» **PROBLEM DESCRIPTION**: Skip every image and restate the data word for word.
_ _ _
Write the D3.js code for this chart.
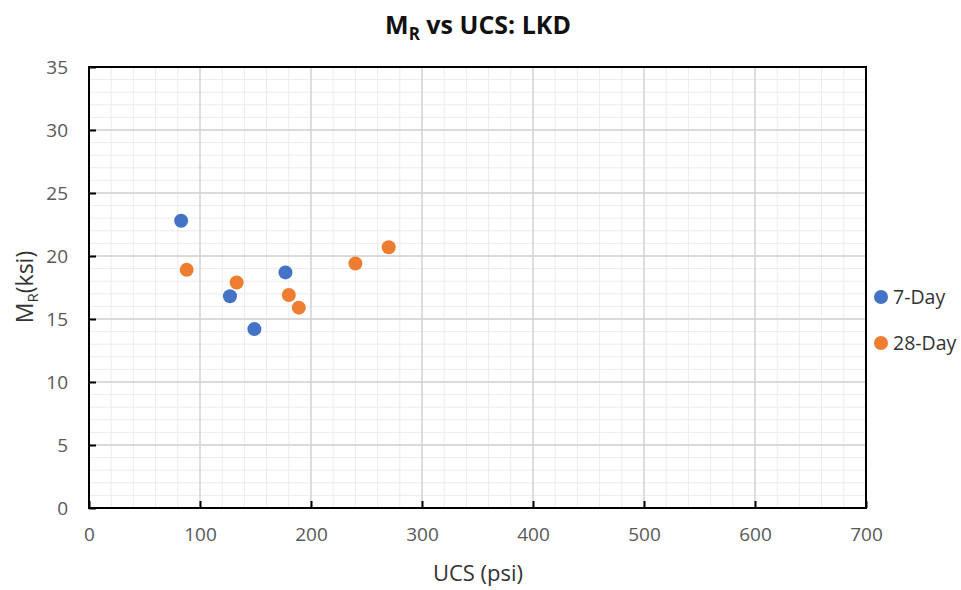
<!DOCTYPE html>
<html><head><meta charset="utf-8">
<script src="https://cdn.jsdelivr.net/npm/d3@7/dist/d3.min.js"></script>
<style>body{margin:0;background:#fff}svg{display:block}text{font-family:"Open Sans","Liberation Sans",sans-serif}</style>
</head><body><svg id="c" width="961" height="590"></svg>
<script>
const series = ["7-Day", "28-Day"];
const colors = ["#4472C4", "#ED7D31"];
const ucs7 = [83, 127, 149, 177];
const mr7 = [22.8, 16.8, 14.2, 18.7];
const ucs28 = [88, 133, 180, 189, 240, 270];
const mr28 = [18.9, 17.9, 16.9, 15.9, 19.4, 20.7];
const xTicks = [0, 100, 200, 300, 400, 500, 600, 700];
const yTicks = [0, 5, 10, 15, 20, 25, 30, 35];

const svg = d3.select("#c");
const L = 89, R = 866, T = 67, B = 508;
const x = d3.scaleLinear().domain([0, 700]).range([L, R]);
const y = d3.scaleLinear().domain([0, 35]).range([B, T]);

// minor grid
const g = svg.append("g");
g.selectAll(".mx").data(d3.range(0, 701, 20)).join("line")
  .attr("x1", d => x(d)).attr("x2", d => x(d)).attr("y1", T).attr("y2", B)
  .attr("stroke", "#ececec").attr("stroke-width", 1);
g.selectAll(".my").data(d3.range(0, 36, 1)).join("line")
  .attr("y1", d => y(d)).attr("y2", d => y(d)).attr("x1", L).attr("x2", R)
  .attr("stroke", "#ececec").attr("stroke-width", 1);
// major grid
g.selectAll(".Mx").data(xTicks).join("line")
  .attr("x1", d => x(d)).attr("x2", d => x(d)).attr("y1", T).attr("y2", B)
  .attr("stroke", "#d0d0d0").attr("stroke-width", 1.3);
g.selectAll(".My").data(yTicks).join("line")
  .attr("y1", d => y(d)).attr("y2", d => y(d)).attr("x1", L).attr("x2", R)
  .attr("stroke", "#d0d0d0").attr("stroke-width", 1.3);

// axes (ticks inward)
const xa = svg.append("g").attr("transform", `translate(0,${B})`)
  .call(d3.axisBottom(x).tickValues(xTicks).tickSize(-7).tickPadding(20).tickFormat(d3.format("d")));
const ya = svg.append("g").attr("transform", `translate(${L},0)`)
  .call(d3.axisLeft(y).tickValues(yTicks).tickSize(-7).tickPadding(21).tickFormat(d3.format("d")));
[xa, ya].forEach(a => {
  a.select(".domain").remove();
  a.selectAll(".tick line").attr("stroke", "#000").attr("stroke-width", 2);
  a.selectAll(".tick text").attr("fill", "#595959").attr("font-size", 19);
});
ya.selectAll(".tick text").attr("dy", "0.35em");

// border
svg.append("rect").attr("x", L).attr("y", T).attr("width", R - L).attr("height", B - T)
  .attr("fill", "none").attr("stroke", "#000").attr("stroke-width", 2);

// points
const data = [
  ucs7.map((u, i) => ({u, m: mr7[i], s: 0})),
  ucs28.map((u, i) => ({u, m: mr28[i], s: 1}))
].flat();
svg.append("g").selectAll("circle").data(data).join("circle")
  .attr("cx", d => x(d.u)).attr("cy", d => y(d.m)).attr("r", 7)
  .attr("fill", d => colors[d.s]);

// title
const t = svg.append("text").attr("x", 478).attr("y", 34).attr("text-anchor", "middle")
  .attr("font-size", 25).attr("font-weight", "bold").attr("fill", "#111");
t.append("tspan").text("M");
t.append("tspan").attr("font-size", 17).attr("dy", 6).text("R");
t.append("tspan").attr("dy", -6).text(" vs UCS: LKD");

// axis titles
svg.append("text").attr("x", 478).attr("y", 581).attr("text-anchor", "middle")
  .attr("font-size", 22).attr("fill", "#333").text("UCS (psi)");
const yt = svg.append("text").attr("transform", "translate(33,287) rotate(-90)")
  .attr("text-anchor", "middle").attr("font-size", 23).attr("fill", "#333");
yt.append("tspan").text("M");
yt.append("tspan").attr("font-size", 15).attr("dy", 5).text("R");
yt.append("tspan").attr("dy", -5).text("(ksi)");

// legend
const lg = svg.append("g").selectAll("g").data(series).join("g")
  .attr("transform", (d, i) => `translate(881,${297 + i * 46})`);
lg.append("circle").attr("r", 7).attr("fill", (d, i) => colors[i]);
lg.append("text").attr("x", 12).attr("dy", "0.35em").attr("font-size", 19.5)
  .attr("fill", "#333").text(d => d);
</script></body></html>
_ _ _
» **RIGHT ANSWER**:
Write the D3.js code for this chart.
<!DOCTYPE html>
<html><head><meta charset="utf-8">
<script src="https://cdn.jsdelivr.net/npm/d3@7/dist/d3.min.js"></script>
<style>body{margin:0;background:#fff}svg{display:block}text{font-family:"Open Sans","Liberation Sans",sans-serif}</style>
</head><body><svg id="c" width="961" height="590"></svg>
<script>
const series = ["7-Day", "28-Day"];
const colors = ["#4472C4", "#ED7D31"];
const ucs7 = [83, 127, 149, 177];
const mr7 = [22.8, 16.8, 14.2, 18.7];
const ucs28 = [88, 133, 180, 189, 240, 270];
const mr28 = [18.9, 17.9, 16.9, 15.9, 19.4, 20.7];
const xTicks = [0, 100, 200, 300, 400, 500, 600, 700];
const yTicks = [0, 5, 10, 15, 20, 25, 30, 35];

const svg = d3.select("#c");
const L = 89, R = 866, T = 67, B = 508;
const x = d3.scaleLinear().domain([0, 700]).range([L, R]);
const y = d3.scaleLinear().domain([0, 35]).range([B, T]);

// minor grid
const g = svg.append("g");
g.selectAll(".mx").data(d3.range(0, 701, 20)).join("line")
  .attr("x1", d => x(d)).attr("x2", d => x(d)).attr("y1", T).attr("y2", B)
  .attr("stroke", "#ececec").attr("stroke-width", 1);
g.selectAll(".my").data(d3.range(0, 36, 1)).join("line")
  .attr("y1", d => y(d)).attr("y2", d => y(d)).attr("x1", L).attr("x2", R)
  .attr("stroke", "#ececec").attr("stroke-width", 1);
// major grid
g.selectAll(".Mx").data(xTicks).join("line")
  .attr("x1", d => x(d)).attr("x2", d => x(d)).attr("y1", T).attr("y2", B)
  .attr("stroke", "#d0d0d0").attr("stroke-width", 1.3);
g.selectAll(".My").data(yTicks).join("line")
  .attr("y1", d => y(d)).attr("y2", d => y(d)).attr("x1", L).attr("x2", R)
  .attr("stroke", "#d0d0d0").attr("stroke-width", 1.3);

// axes (ticks inward)
const xa = svg.append("g").attr("transform", `translate(0,${B})`)
  .call(d3.axisBottom(x).tickValues(xTicks).tickSize(-7).tickPadding(20).tickFormat(d3.format("d")));
const ya = svg.append("g").attr("transform", `translate(${L},0)`)
  .call(d3.axisLeft(y).tickValues(yTicks).tickSize(-7).tickPadding(21).tickFormat(d3.format("d")));
[xa, ya].forEach(a => {
  a.select(".domain").remove();
  a.selectAll(".tick line").attr("stroke", "#000").attr("stroke-width", 2);
  a.selectAll(".tick text").attr("fill", "#595959").attr("font-size", 19);
});
ya.selectAll(".tick text").attr("dy", "0.35em");

// border
svg.append("rect").attr("x", L).attr("y", T).attr("width", R - L).attr("height", B - T)
  .attr("fill", "none").attr("stroke", "#000").attr("stroke-width", 2);

// points
const data = [
  ucs7.map((u, i) => ({u, m: mr7[i], s: 0})),
  ucs28.map((u, i) => ({u, m: mr28[i], s: 1}))
].flat();
svg.append("g").selectAll("circle").data(data).join("circle")
  .attr("cx", d => x(d.u)).attr("cy", d => y(d.m)).attr("r", 7)
  .attr("fill", d => colors[d.s]);

// title
const t = svg.append("text").attr("x", 478).attr("y", 34).attr("text-anchor", "middle")
  .attr("font-size", 25).attr("font-weight", "bold").attr("fill", "#111");
t.append("tspan").text("M");
t.append("tspan").attr("font-size", 17).attr("dy", 6).text("R");
t.append("tspan").attr("dy", -6).text(" vs UCS: LKD");

// axis titles
svg.append("text").attr("x", 478).attr("y", 581).attr("text-anchor", "middle")
  .attr("font-size", 22).attr("fill", "#333").text("UCS (psi)");
const yt = svg.append("text").attr("transform", "translate(33,287) rotate(-90)")
  .attr("text-anchor", "middle").attr("font-size", 23).attr("fill", "#333");
yt.append("tspan").text("M");
yt.append("tspan").attr("font-size", 15).attr("dy", 5).text("R");
yt.append("tspan").attr("dy", -5).text("(ksi)");

// legend
const lg = svg.append("g").selectAll("g").data(series).join("g")
  .attr("transform", (d, i) => `translate(881,${297 + i * 46})`);
lg.append("circle").attr("r", 7).attr("fill", (d, i) => colors[i]);
lg.append("text").attr("x", 12).attr("dy", "0.35em").attr("font-size", 19.5)
  .attr("fill", "#333").text(d => d);
</script></body></html>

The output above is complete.